**Source excerpt:**

** Start **

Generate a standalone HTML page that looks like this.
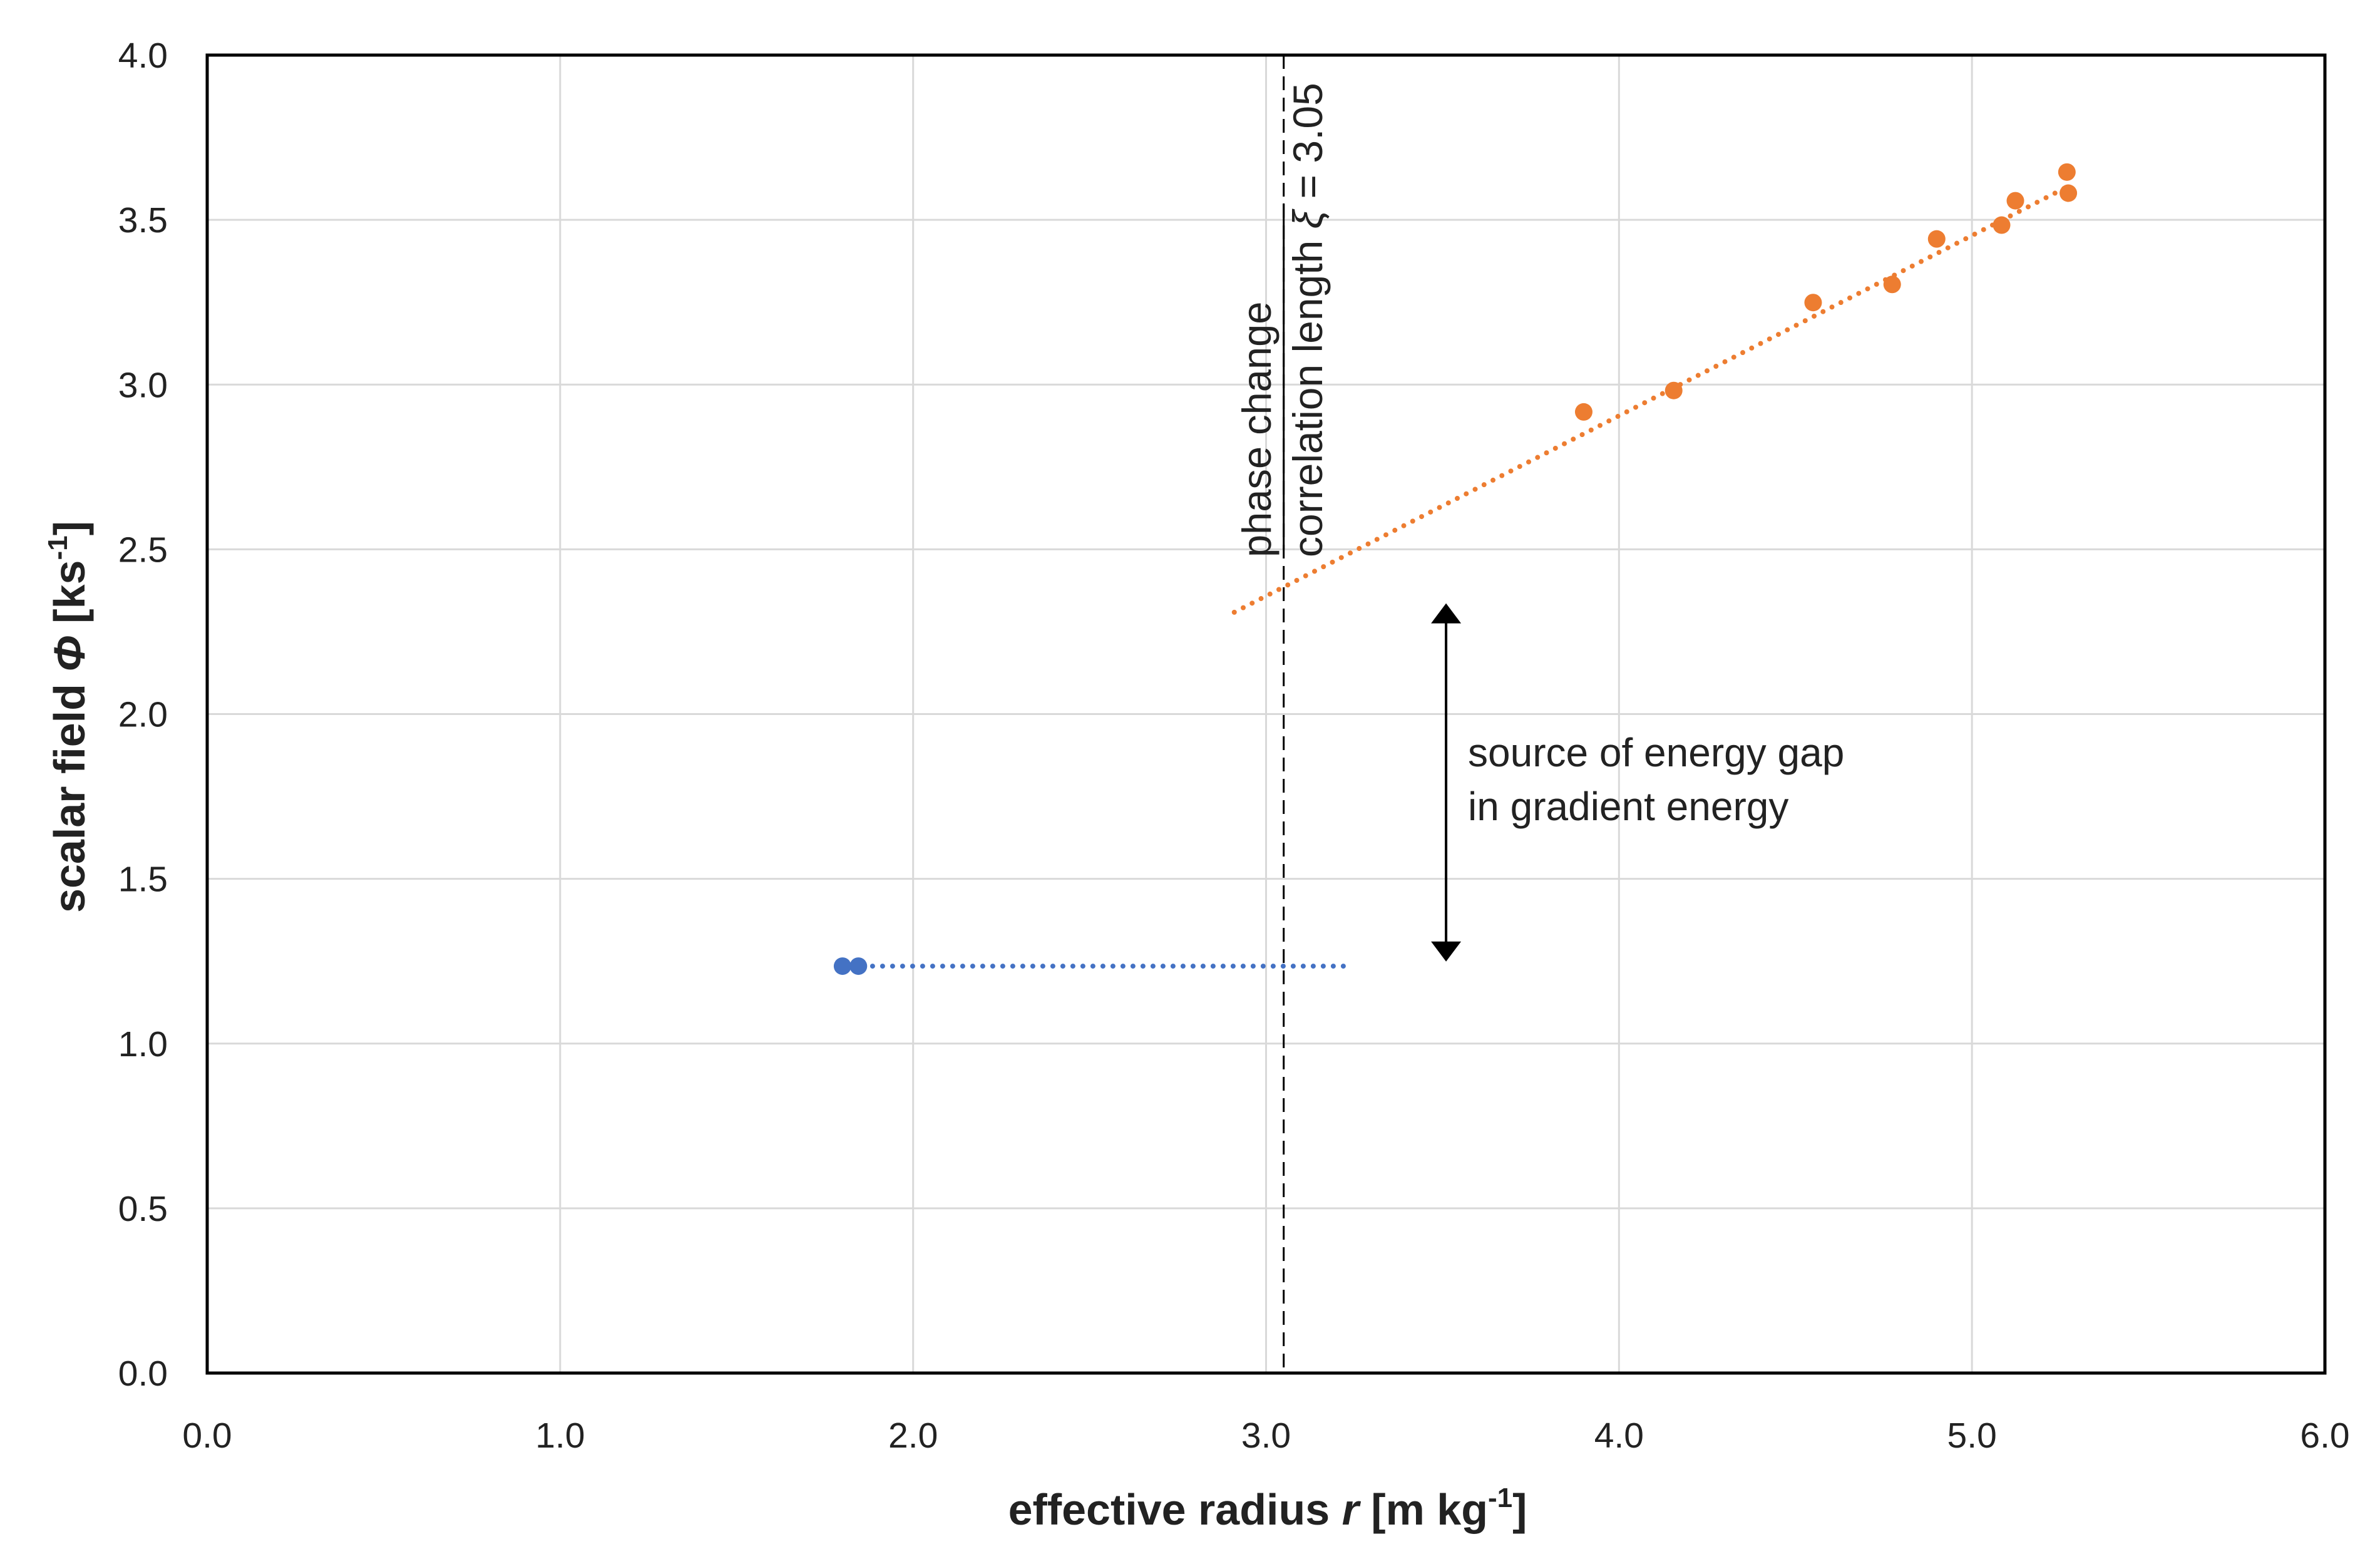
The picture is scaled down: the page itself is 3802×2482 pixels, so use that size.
<!DOCTYPE html>
<html><head><meta charset="utf-8"><style>
html,body{margin:0;padding:0;background:#fff;}
svg{display:block;}
text{font-family:"Liberation Sans",sans-serif;}
</style></head><body>
<svg id="chart" width="3802" height="2482" viewBox="0 0 3802 2482" xmlns="http://www.w3.org/2000/svg">
<g id="grid"></g>
<g id="marks"></g>
<g id="labels"></g>
</svg>
<script>
const xTicks = [0,1,2,3,4,5,6];
const yTicks = [0,0.5,1,1.5,2,2.5,3,3.5,4];
const xTickLabels = ["0.0","1.0","2.0","3.0","4.0","5.0","6.0"];
const yTickLabels = ["0.0","0.5","1.0","1.5","2.0","2.5","3.0","3.5","4.0"];
const orangeX = [3.90,4.155,4.55,4.774,4.90,5.084,5.123,5.269,5.273];
const orangeY = [2.917,2.982,3.249,3.304,3.442,3.484,3.558,3.645,3.581];
const orangeTrendX = [2.91,5.27];
const orangeTrendY = [2.309,3.60];
const blueX = [1.80,1.845];
const blueY = [1.235,1.235];
const blueTrendX = [1.80,3.234];
const blueTrendY = [1.235,1.235];
const xiValue = [3.05];
const arrowX = [3.51];
const arrowY = [2.336,1.249];

const L=331,R=3714,T=88,B=2193;
const sx=v=>L+(v-0)/(6-0)*(R-L);
const sy=v=>B-(v-0)/(4-0)*(B-T);
const NS="http://www.w3.org/2000/svg";
function mk(tag,attrs,parent){const e=document.createElementNS(NS,tag);for(const k in attrs)e.setAttribute(k,attrs[k]);parent.appendChild(e);return e;}
const grid=document.getElementById('grid'),marks=document.getElementById('marks'),labels=document.getElementById('labels');

xTicks.forEach((t,i)=>{
  if(t>0&&t<6){const g=mk('line',{x1:sx(t),x2:sx(t),y1:T,y2:B,stroke:'#d9d9d9','stroke-width':3},grid);
  
  }
  const tx=mk('text',{x:sx(t),y:2312,'text-anchor':'middle','font-size':57,fill:'#222'},labels);
  tx.textContent=xTickLabels[i];
  
  
});
yTicks.forEach((t,i)=>{
  if(t>0&&t<4){const g=mk('line',{x1:L,x2:R,y1:sy(t),y2:sy(t),stroke:'#d9d9d9','stroke-width':3},grid);
  
  }
  const tx=mk('text',{x:268,y:sy(t)+20,'text-anchor':'end','font-size':57,fill:'#222'},labels);
  tx.textContent=yTickLabels[i];
  
  
});

const xl=mk('line',{x1:sx(xiValue[0]),x2:sx(xiValue[0]),y1:T,y2:B,stroke:'#000','stroke-width':3,'stroke-dasharray':'22 12'},marks);


const xs=mk('line',{x1:sx(xiValue[0]),x2:sx(xiValue[0]),y1:sy(3.55),y2:sy(2.5),stroke:'#000','stroke-width':3},marks);



const ot=mk('line',{x1:sx(orangeTrendX[0]),y1:sy(orangeTrendY[0]),x2:sx(orangeTrendX[1]),y2:sy(orangeTrendY[1]),stroke:'#ed7d31','stroke-width':8,'stroke-linecap':'round','stroke-dasharray':'0 16'},marks);


const bt=mk('line',{x1:sx(blueTrendX[0]),y1:sy(blueTrendY[0]),x2:sx(blueTrendX[1]),y2:sy(blueTrendY[1]),stroke:'#4472c4','stroke-width':8,'stroke-linecap':'round','stroke-dasharray':'0 16'},marks);



orangeX.forEach((x,i)=>{const c=mk('circle',{cx:sx(x),cy:sy(orangeY[i]),r:14,fill:'#ed7d31'},marks);

});
blueX.forEach((x,i)=>{const c=mk('circle',{cx:sx(x),cy:sy(blueY[i]),r:14,fill:'#4472c4'},marks);

});

const ax=sx(arrowX[0]),ay1=sy(arrowY[0]),ay2=sy(arrowY[1]);
const al=mk('line',{x1:ax,x2:ax,y1:ay1+30,y2:ay2-30,stroke:'#000','stroke-width':4},marks);


const ah1=mk('polygon',{points:`${ax},${ay1} ${ax-24},${ay1+32} ${ax+24},${ay1+32}`,fill:'#000'},marks);


const ah2=mk('polygon',{points:`${ax},${ay2} ${ax-24},${ay2-32} ${ax+24},${ay2-32}`,fill:'#000'},marks);



const fr=mk('rect',{x:L,y:T,width:R-L,height:B-T,fill:'none',stroke:'#000','stroke-width':5},marks);



function txt(s,attrs,name){const t=mk('text',attrs,labels);t.textContent=s;return t;}
txt('source of energy gap',{x:2345,y:1224,'font-size':64,fill:'#222'},'annotation-line-1');
txt('in gradient energy',{x:2345,y:1310,'font-size':64,fill:'#222'},'annotation-line-2');
txt('phase change',{x:0,y:0,'font-size':65,fill:'#222',transform:'translate(2030,890) rotate(-90)'},'phase-change-label');
const cl=mk('text',{x:0,y:0,'font-size':66,fill:'#222',transform:'translate(2112,890) rotate(-90)'},labels);
cl.innerHTML='correlation length <tspan font-style="italic">ξ</tspan> = 3.05';


const xt=mk('text',{x:2025,y:2435,'text-anchor':'middle','font-size':70,'font-weight':'bold',fill:'#222'},labels);
xt.innerHTML='effective radius <tspan font-style="italic">r</tspan> [m kg<tspan dy="-28" font-size="44">-1</tspan><tspan dy="28">]</tspan>';


const yt=mk('text',{x:0,y:0,'text-anchor':'middle','font-size':70,'font-weight':'bold',fill:'#222',transform:'translate(135,1145) rotate(-90)'},labels);
yt.innerHTML='scalar field <tspan font-style="italic">Φ</tspan> [ks<tspan dy="-28" font-size="44">-1</tspan><tspan dy="28">]</tspan>';


</script>
</body></html>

** End **

Return the full material word for word. Do not include the pictures.

**Full response:**
Generate a standalone HTML page that looks like this.
The picture is scaled down: the page itself is 3802×2482 pixels, so use that size.
<!DOCTYPE html>
<html><head><meta charset="utf-8"><style>
html,body{margin:0;padding:0;background:#fff;}
svg{display:block;}
text{font-family:"Liberation Sans",sans-serif;}
</style></head><body>
<svg id="chart" width="3802" height="2482" viewBox="0 0 3802 2482" xmlns="http://www.w3.org/2000/svg">
<g id="grid"></g>
<g id="marks"></g>
<g id="labels"></g>
</svg>
<script>
const xTicks = [0,1,2,3,4,5,6];
const yTicks = [0,0.5,1,1.5,2,2.5,3,3.5,4];
const xTickLabels = ["0.0","1.0","2.0","3.0","4.0","5.0","6.0"];
const yTickLabels = ["0.0","0.5","1.0","1.5","2.0","2.5","3.0","3.5","4.0"];
const orangeX = [3.90,4.155,4.55,4.774,4.90,5.084,5.123,5.269,5.273];
const orangeY = [2.917,2.982,3.249,3.304,3.442,3.484,3.558,3.645,3.581];
const orangeTrendX = [2.91,5.27];
const orangeTrendY = [2.309,3.60];
const blueX = [1.80,1.845];
const blueY = [1.235,1.235];
const blueTrendX = [1.80,3.234];
const blueTrendY = [1.235,1.235];
const xiValue = [3.05];
const arrowX = [3.51];
const arrowY = [2.336,1.249];

const L=331,R=3714,T=88,B=2193;
const sx=v=>L+(v-0)/(6-0)*(R-L);
const sy=v=>B-(v-0)/(4-0)*(B-T);
const NS="http://www.w3.org/2000/svg";
function mk(tag,attrs,parent){const e=document.createElementNS(NS,tag);for(const k in attrs)e.setAttribute(k,attrs[k]);parent.appendChild(e);return e;}
const grid=document.getElementById('grid'),marks=document.getElementById('marks'),labels=document.getElementById('labels');

xTicks.forEach((t,i)=>{
  if(t>0&&t<6){const g=mk('line',{x1:sx(t),x2:sx(t),y1:T,y2:B,stroke:'#d9d9d9','stroke-width':3},grid);
  
  }
  const tx=mk('text',{x:sx(t),y:2312,'text-anchor':'middle','font-size':57,fill:'#222'},labels);
  tx.textContent=xTickLabels[i];
  
  
});
yTicks.forEach((t,i)=>{
  if(t>0&&t<4){const g=mk('line',{x1:L,x2:R,y1:sy(t),y2:sy(t),stroke:'#d9d9d9','stroke-width':3},grid);
  
  }
  const tx=mk('text',{x:268,y:sy(t)+20,'text-anchor':'end','font-size':57,fill:'#222'},labels);
  tx.textContent=yTickLabels[i];
  
  
});

const xl=mk('line',{x1:sx(xiValue[0]),x2:sx(xiValue[0]),y1:T,y2:B,stroke:'#000','stroke-width':3,'stroke-dasharray':'22 12'},marks);


const xs=mk('line',{x1:sx(xiValue[0]),x2:sx(xiValue[0]),y1:sy(3.55),y2:sy(2.5),stroke:'#000','stroke-width':3},marks);



const ot=mk('line',{x1:sx(orangeTrendX[0]),y1:sy(orangeTrendY[0]),x2:sx(orangeTrendX[1]),y2:sy(orangeTrendY[1]),stroke:'#ed7d31','stroke-width':8,'stroke-linecap':'round','stroke-dasharray':'0 16'},marks);


const bt=mk('line',{x1:sx(blueTrendX[0]),y1:sy(blueTrendY[0]),x2:sx(blueTrendX[1]),y2:sy(blueTrendY[1]),stroke:'#4472c4','stroke-width':8,'stroke-linecap':'round','stroke-dasharray':'0 16'},marks);



orangeX.forEach((x,i)=>{const c=mk('circle',{cx:sx(x),cy:sy(orangeY[i]),r:14,fill:'#ed7d31'},marks);

});
blueX.forEach((x,i)=>{const c=mk('circle',{cx:sx(x),cy:sy(blueY[i]),r:14,fill:'#4472c4'},marks);

});

const ax=sx(arrowX[0]),ay1=sy(arrowY[0]),ay2=sy(arrowY[1]);
const al=mk('line',{x1:ax,x2:ax,y1:ay1+30,y2:ay2-30,stroke:'#000','stroke-width':4},marks);


const ah1=mk('polygon',{points:`${ax},${ay1} ${ax-24},${ay1+32} ${ax+24},${ay1+32}`,fill:'#000'},marks);


const ah2=mk('polygon',{points:`${ax},${ay2} ${ax-24},${ay2-32} ${ax+24},${ay2-32}`,fill:'#000'},marks);



const fr=mk('rect',{x:L,y:T,width:R-L,height:B-T,fill:'none',stroke:'#000','stroke-width':5},marks);



function txt(s,attrs,name){const t=mk('text',attrs,labels);t.textContent=s;return t;}
txt('source of energy gap',{x:2345,y:1224,'font-size':64,fill:'#222'},'annotation-line-1');
txt('in gradient energy',{x:2345,y:1310,'font-size':64,fill:'#222'},'annotation-line-2');
txt('phase change',{x:0,y:0,'font-size':65,fill:'#222',transform:'translate(2030,890) rotate(-90)'},'phase-change-label');
const cl=mk('text',{x:0,y:0,'font-size':66,fill:'#222',transform:'translate(2112,890) rotate(-90)'},labels);
cl.innerHTML='correlation length <tspan font-style="italic">ξ</tspan> = 3.05';


const xt=mk('text',{x:2025,y:2435,'text-anchor':'middle','font-size':70,'font-weight':'bold',fill:'#222'},labels);
xt.innerHTML='effective radius <tspan font-style="italic">r</tspan> [m kg<tspan dy="-28" font-size="44">-1</tspan><tspan dy="28">]</tspan>';


const yt=mk('text',{x:0,y:0,'text-anchor':'middle','font-size':70,'font-weight':'bold',fill:'#222',transform:'translate(135,1145) rotate(-90)'},labels);
yt.innerHTML='scalar field <tspan font-style="italic">Φ</tspan> [ks<tspan dy="-28" font-size="44">-1</tspan><tspan dy="28">]</tspan>';


</script>
</body></html>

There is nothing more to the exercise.